#### What needs to be done:
Repeat every line of the listing below exactly, minus the pictures.

------------------------------------------------

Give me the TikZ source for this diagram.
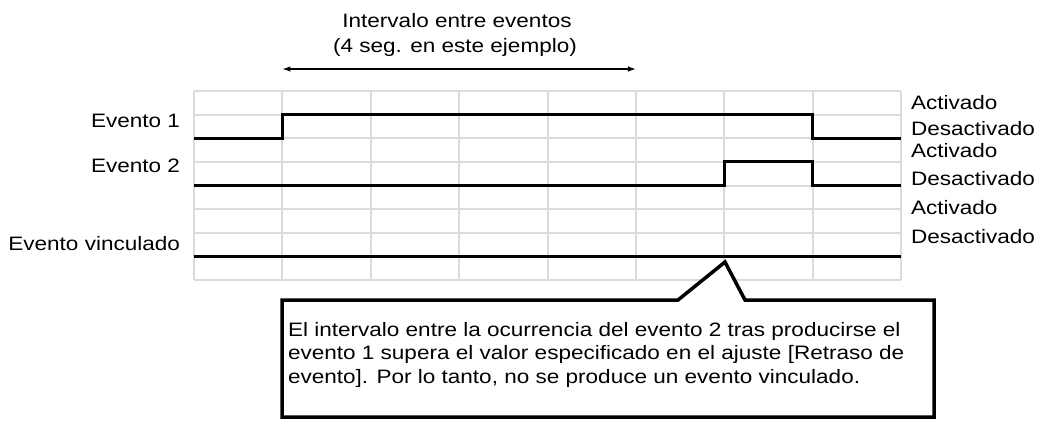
\documentclass[tikz,border=0pt]{standalone}
\usepackage{fontspec}
\setmainfont{Liberation Sans}[FakeStretch=1.16]
\usetikzlibrary{arrows.meta}
\begin{document}
\begin{tikzpicture}[x=1bp,y=-1bp,
  every node/.style={inner sep=0pt, outer sep=0pt},
  txt/.style={font=\fontsize{19.5}{23.5}\selectfont},
  gridline/.style={draw=black!14, line width=2bp},
  sig/.style={draw=black, line width=3bp, line join=miter},
  dimarrow/.style={draw=black, line width=1.2bp, {Latex[length=8bp,width=5.5bp]}-{Latex[length=8bp,width=5.5bp]}},
  callout/.style={draw=black, fill=white, line width=3.5bp, line join=miter}]
\useasboundingbox (0,0) rectangle (1041,421);

% grid
\foreach \i in {0,...,8}
  \draw[gridline] ({194+88.375*\i},91) -- ({194+88.375*\i},280);
\foreach \j in {0,...,8}
  \draw[gridline] (194,{91+23.625*\j}) -- (901,{91+23.625*\j});

% top label and arrow
\node[txt, anchor=base] (t1) at (457,27) {Intervalo entre eventos};
\node[txt, anchor=base] (t2) at (455,52) {(4 seg. en este ejemplo)};
\coordinate (aL) at (282.4,69);
\coordinate (aR) at (635.9,69);
\draw[dimarrow] (aL) -- (aR);

% left labels
\node[txt, anchor=base east] (e1) at (180,127) {Evento 1};
\node[txt, anchor=base east] (e2) at (180,172) {Evento 2};
\node[txt, anchor=base east] (ev) at (180,250) {Evento vinculado};

% right labels
\node[txt, anchor=base west] (a1) at (911,109) {Activado};
\node[txt, anchor=base west] (d1) at (911,135) {Desactivado};
\node[txt, anchor=base west] (a2) at (911,157) {Activado};
\node[txt, anchor=base west] (d2) at (911,185) {Desactivado};
\node[txt, anchor=base west] (a3) at (911,214) {Activado};
\node[txt, anchor=base west] (d3) at (911,243) {Desactivado};

% signals
\draw[sig] (194,138.25) -- (282.4,138.25) -- (282.4,114.6) -- (812.6,114.6) -- (812.6,138.25) -- (901,138.25);
\draw[sig] (194,185.5) -- (724.25,185.5) -- (724.25,161.9) -- (812.6,161.9) -- (812.6,185.5) -- (901,185.5);
\draw[sig] (194,256.4) -- (901,256.4);

% callout
\draw[callout] (282,300) -- (678,300) -- (725,262) -- (745,300) -- (934,300) -- (934,417) -- (282,417) -- cycle;
\node[txt, anchor=base west, align=left] (note) at (288,383)
  {El intervalo entre la ocurrencia del evento 2 tras producirse el\\
   evento 1 supera el valor especificado en el ajuste [Retraso de\\
   evento]. Por lo tanto, no se produce un evento vinculado.};
\end{tikzpicture}
\end{document}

------------------------------------------------

#### Written solution:
Give me the TikZ source for this diagram.
\documentclass[tikz,border=0pt]{standalone}
\usepackage{fontspec}
\setmainfont{Liberation Sans}[FakeStretch=1.16]
\usetikzlibrary{arrows.meta}
\begin{document}
\begin{tikzpicture}[x=1bp,y=-1bp,
  every node/.style={inner sep=0pt, outer sep=0pt},
  txt/.style={font=\fontsize{19.5}{23.5}\selectfont},
  gridline/.style={draw=black!14, line width=2bp},
  sig/.style={draw=black, line width=3bp, line join=miter},
  dimarrow/.style={draw=black, line width=1.2bp, {Latex[length=8bp,width=5.5bp]}-{Latex[length=8bp,width=5.5bp]}},
  callout/.style={draw=black, fill=white, line width=3.5bp, line join=miter}]
\useasboundingbox (0,0) rectangle (1041,421);

% grid
\foreach \i in {0,...,8}
  \draw[gridline] ({194+88.375*\i},91) -- ({194+88.375*\i},280);
\foreach \j in {0,...,8}
  \draw[gridline] (194,{91+23.625*\j}) -- (901,{91+23.625*\j});

% top label and arrow
\node[txt, anchor=base] (t1) at (457,27) {Intervalo entre eventos};
\node[txt, anchor=base] (t2) at (455,52) {(4 seg. en este ejemplo)};
\coordinate (aL) at (282.4,69);
\coordinate (aR) at (635.9,69);
\draw[dimarrow] (aL) -- (aR);

% left labels
\node[txt, anchor=base east] (e1) at (180,127) {Evento 1};
\node[txt, anchor=base east] (e2) at (180,172) {Evento 2};
\node[txt, anchor=base east] (ev) at (180,250) {Evento vinculado};

% right labels
\node[txt, anchor=base west] (a1) at (911,109) {Activado};
\node[txt, anchor=base west] (d1) at (911,135) {Desactivado};
\node[txt, anchor=base west] (a2) at (911,157) {Activado};
\node[txt, anchor=base west] (d2) at (911,185) {Desactivado};
\node[txt, anchor=base west] (a3) at (911,214) {Activado};
\node[txt, anchor=base west] (d3) at (911,243) {Desactivado};

% signals
\draw[sig] (194,138.25) -- (282.4,138.25) -- (282.4,114.6) -- (812.6,114.6) -- (812.6,138.25) -- (901,138.25);
\draw[sig] (194,185.5) -- (724.25,185.5) -- (724.25,161.9) -- (812.6,161.9) -- (812.6,185.5) -- (901,185.5);
\draw[sig] (194,256.4) -- (901,256.4);

% callout
\draw[callout] (282,300) -- (678,300) -- (725,262) -- (745,300) -- (934,300) -- (934,417) -- (282,417) -- cycle;
\node[txt, anchor=base west, align=left] (note) at (288,383)
  {El intervalo entre la ocurrencia del evento 2 tras producirse el\\
   evento 1 supera el valor especificado en el ajuste [Retraso de\\
   evento]. Por lo tanto, no se produce un evento vinculado.};
\end{tikzpicture}
\end{document}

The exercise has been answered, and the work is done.